Abstract

Historically, the phrase “Risk Assessment” brought to mind a thick Superfund-type baseline risk assessment or clean-up goal derivation document filled with pages of tables with endless seemingly unrelated algorithms and numbers. Over the last decade, the principles of risk and exposure assessment have gained wide-reaching acceptance and are increasingly utilized to help solve other environmental impact, occupational health, or risk mitigation design problems. The typical objective of the classic risk assessment is the evaluation of current or future risks from exposure to contaminated media within the framework of a regulatory waste management or remediation program. Risk-based techniques are increasingly being used on a voluntary basis (i.e., outside of the standard regulatory arena) to demonstrate the presence, absence, or extent of environmental or health-related concerns in specific exposure circumstances. Likewise, a risk or exposure evaluation may be useful in determining the need for, or the legitimacy of, a public health advisory, alone or in conjunction with remedial or mitigative actions. Finally, risk-based techniques often find their way into the courtroom.
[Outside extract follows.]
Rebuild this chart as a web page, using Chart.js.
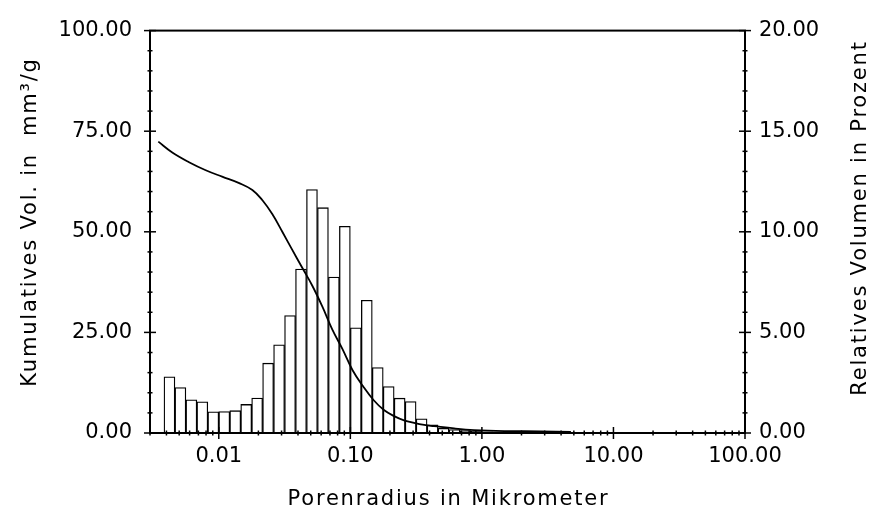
<!DOCTYPE html>
<html>
<head>
<meta charset="utf-8">
<script src="https://cdn.jsdelivr.net/npm/chart.js@4.4.1/dist/chart.umd.min.js"></script>
<style>
  html, body { margin: 0; padding: 0; background: #fff; }
  #wrap { width: 874px; height: 511px; }
</style>
</head>
<body>
<div id="wrap"><canvas id="c" width="874" height="511"></canvas></div>
<script>
// Histogram bins (pore radius, micrometer) and relative volume (%)
const binCenters = [0.004217, 0.005109, 0.006190, 0.007499, 0.009085, 0.01101, 0.01334, 0.01616,
  0.01957, 0.02371, 0.02873, 0.03481, 0.04217, 0.05109, 0.06190, 0.07499, 0.09085, 0.1101,
  0.1334, 0.1616, 0.1957, 0.2371, 0.2873, 0.3481, 0.4217, 0.5109, 0.6190, 0.7499, 0.9085, 1.101, 1.334];
const relVolume = [2.79, 2.26, 1.65, 1.55, 1.05, 1.07, 1.11, 1.42,
  1.74, 3.47, 4.38, 5.84, 8.15, 12.10, 11.20, 7.75, 10.27, 5.23,
  6.60, 3.25, 2.31, 1.73, 1.56, 0.71, 0.40, 0.23, 0.17, 0.12, 0.08, 0.06, 0.05];

// Cumulative curve (pore radius, micrometer) and cumulative volume (mm^3/g)
const curveRadius = [0.00347, 0.00443, 0.00594, 0.00796, 0.0106, 0.0143, 0.0180, 0.0214, 0.0255,
  0.0304, 0.0362, 0.0432, 0.0514, 0.0613, 0.0730, 0.0870, 0.104, 0.125, 0.150, 0.180, 0.215,
  0.256, 0.305, 0.364, 0.433, 0.615, 0.873, 1.48, 2.81, 4.75];
const cumVolume = [72.4, 69.7, 67.3, 65.3, 63.7, 62.1, 60.4, 57.9, 54.4,
  50.0, 45.5, 41.0, 36.6, 31.4, 25.7, 20.9, 15.6, 11.6, 8.2, 5.7, 4.2,
  3.15, 2.5, 2.0, 1.7, 1.13, 0.73, 0.48, 0.40, 0.25];

// Tick labels
const xTicks = [0.01, 0.1, 1, 10, 100];
const yLeftTicks = [0, 25, 50, 75, 100];
const yRightTicks = [0, 5, 10, 15, 20];

const xTitle = 'Porenradius in Mikrometer';
const yLeftTitle = 'Kumulatives Vol. in  mm\u00B3/g';
const yRightTitle = 'Relatives Volumen in Prozent';

const FONT = "'DejaVu Sans', sans-serif";
Chart.defaults.color = '#000';
Chart.defaults.font.family = FONT;

const frameAndTicks = {
  id: 'frameAndTicks',
  afterDraw(chart) {
    const { ctx, chartArea: a, scales } = chart;
    ctx.save();
    ctx.strokeStyle = '#000';
    ctx.lineCap = 'butt';
    ctx.lineWidth = 2;
    ctx.strokeRect(a.left, a.top, a.right - a.left, a.bottom - a.top);
    ctx.lineWidth = 1.5;
    const line = (x1, y1, x2, y2) => { ctx.beginPath(); ctx.moveTo(x1, y1); ctx.lineTo(x2, y2); ctx.stroke(); };
    const yl = scales.y;
    for (let v = yl.min; v <= yl.max + 1e-9; v += 5) {
      const p = yl.getPixelForValue(v);
      const L = yLeftTicks.includes(v) ? 6 : 2.5;
      line(a.left - L, p, a.left + L, p);
    }
    const yr = scales.y1;
    for (let v = yr.min; v <= yr.max + 1e-9; v += 1) {
      const p = yr.getPixelForValue(v);
      const L = yRightTicks.includes(v) ? 6 : 2.5;
      line(a.right - L, p, a.right + L, p);
    }
    const xs = scales.x;
    for (let e = -3; e <= 2; e++) {
      for (let m = 1; m <= 9; m++) {
        const v = m * Math.pow(10, e);
        if (v < xs.min * 0.999 || v > xs.max * 1.001) continue;
        const p = xs.getPixelForValue(v);
        const L = m === 1 ? 6 : 2.5;
        line(p, a.bottom - L, p, a.bottom + L);
      }
    }
    // axis titles
    ctx.fillStyle = '#000';
    ctx.font = "21px " + FONT;
    try { ctx.letterSpacing = '1.8px'; } catch (e) {}
    ctx.textAlign = 'center';
    ctx.textBaseline = 'alphabetic';
    ctx.fillText(xTitle, (a.left + a.right) / 2 + 1, 505);
    ctx.textBaseline = 'middle';
    ctx.save();
    ctx.translate(31, 222);
    ctx.rotate(-Math.PI / 2);
    ctx.fillText(yLeftTitle, 0, 0);
    ctx.restore();
    ctx.save();
    ctx.translate(861, 218);
    ctx.rotate(-Math.PI / 2);
    ctx.fillText(yRightTitle, 0, 0);
    ctx.restore();
    ctx.restore();
  }
};

const fmt2 = (v) => Number(v).toFixed(2);

new Chart(document.getElementById('c'), {
  type: 'bar',
  data: {
    datasets: [
      {
        type: 'line',
        label: 'Kumulatives Volumen',
        data: curveRadius.map((r, i) => ({ x: r, y: cumVolume[i] })),
        yAxisID: 'y',
        xAxisID: 'x',
        borderColor: '#000',
        borderWidth: 1.8,
        pointRadius: 0,
        fill: false,
        tension: 0.4,
        order: 0
      },
      {
        type: 'bar',
        label: 'Relatives Volumen',
        data: binCenters.map((r, i) => ({ x: r, y: relVolume[i] })),
        yAxisID: 'y1',
        xAxisID: 'x',
        backgroundColor: '#fff',
        borderColor: '#000',
        borderWidth: 1.3,
        barPercentage: 1.0,
        categoryPercentage: 1.0,
        grouped: false,
        order: 1
      }
    ]
  },
  options: {
    responsive: false,
    animation: false,
    devicePixelRatio: 1,
    layout: { autoPadding: false, padding: { top: 19, left: 0, right: 0, bottom: 0 } },
    plugins: { legend: { display: false }, tooltip: { enabled: false }, title: { display: false } },
    scales: {
      x: {
        type: 'logarithmic',
        position: 'bottom',
        min: 0.003,
        max: 100,
        grid: { display: false, drawTicks: false },
        border: { display: false },
        afterBuildTicks: (s) => { s.ticks = xTicks.map(v => ({ value: v })); },
        afterFit: (s) => { s.height = 78; },
        ticks: { autoSkip: false, maxRotation: 0, padding: 11, font: { size: 21 }, callback: (v) => fmt2(v) }
      },
      y: {
        type: 'linear',
        position: 'left',
        min: 0,
        max: 100,
        grid: { display: false, drawTicks: false },
        border: { display: false },
        afterBuildTicks: (s) => { s.ticks = yLeftTicks.map(v => ({ value: v })); },
        afterFit: (s) => { s.width = 150; },
        ticks: { padding: 18, font: { size: 21 }, callback: (v) => fmt2(v) }
      },
      y1: {
        type: 'linear',
        position: 'right',
        min: 0,
        max: 20,
        grid: { display: false, drawTicks: false },
        border: { display: false },
        afterBuildTicks: (s) => { s.ticks = yRightTicks.map(v => ({ value: v })); },
        afterFit: (s) => { s.width = 129; },
        ticks: { padding: 14, font: { size: 21 }, callback: (v) => fmt2(v) }
      }
    }
  },
  plugins: [frameAndTicks]
});
</script>
</body>
</html>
Three case studies are presented in which riskbased solutions were employed to assist in resolving environmental or health-related issues: (1) a reversal of a fish consumption advisory; (2) an evaluation of arsenic in soil on and adjacent to a school facility; and (3) a challenge to a case of alleged methyl bromide exposure in a litigation context. In each case, the use of risk assessment principles was employed beyond the classic baseline risk assessment to address an applied problem of toxicological significance.